Não lembro bem desse dia, mas lembro que o DJ do grupo era o Noise D, que na ocasião não pôde ir. O Aldo me chamou e disse: “- Bah, Padeiro, preciso que tu me ajude. É só colocar a base da música que a gente vai sair cantando”. Perguntei que música era, ele me falou: “- Collors”. Ali eu vi que a coisa era séria. O bicho ia pegar!

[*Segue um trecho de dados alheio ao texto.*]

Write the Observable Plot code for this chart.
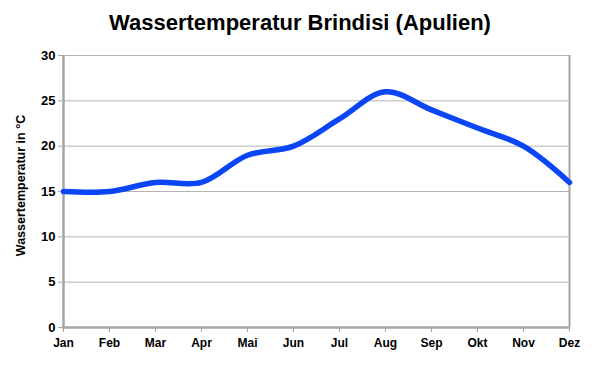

Aldo me deu uma fita cassete e fui até a gaiola onde ficava o DJ. Lembro que o cara que tava colocando som era um mala, não queria que eu subisse e muito menos que mexesse nas coisas dele. Depois de muita conversa ele deixou eu colocar, mas o grupo do Aldo já estava sendo anunciado no palco. Cada segundo era precioso. O DJ começou a me explicar como mexia naquela aparelhagem. Bebum, não entendi nada. Era uma corrida contra o tempo. O cara anunciou o grupo, o Aldo e a rapaziada da T.W.P. pegaram o mic, deixei a fita cair. Me joguei no chão pra evitar que a fita quebrasse. Consegui colocar no aparelho, olhei pro palco e fiz um sinal de ok… No palco, a luz abaixou. Todo mundo se virou pra ver o show, os guris de capuz e óculos escuros começaram:
“- Isso rapaziada, nós somos o T.W.P., diretamente de Porto Alegre, pra fazer Esteio tremer! A revolução é através da palavra, certo?! Yo! Vai DJ!”
Lembro só de apertar o play… E nas caixas começar a tocar… “Vem chegando o verão, um calor no coração…”
O Aldo deu um pulo no palco e gritou no microfone: “- Não, Padeiro!!! É o outro lado, caralho!”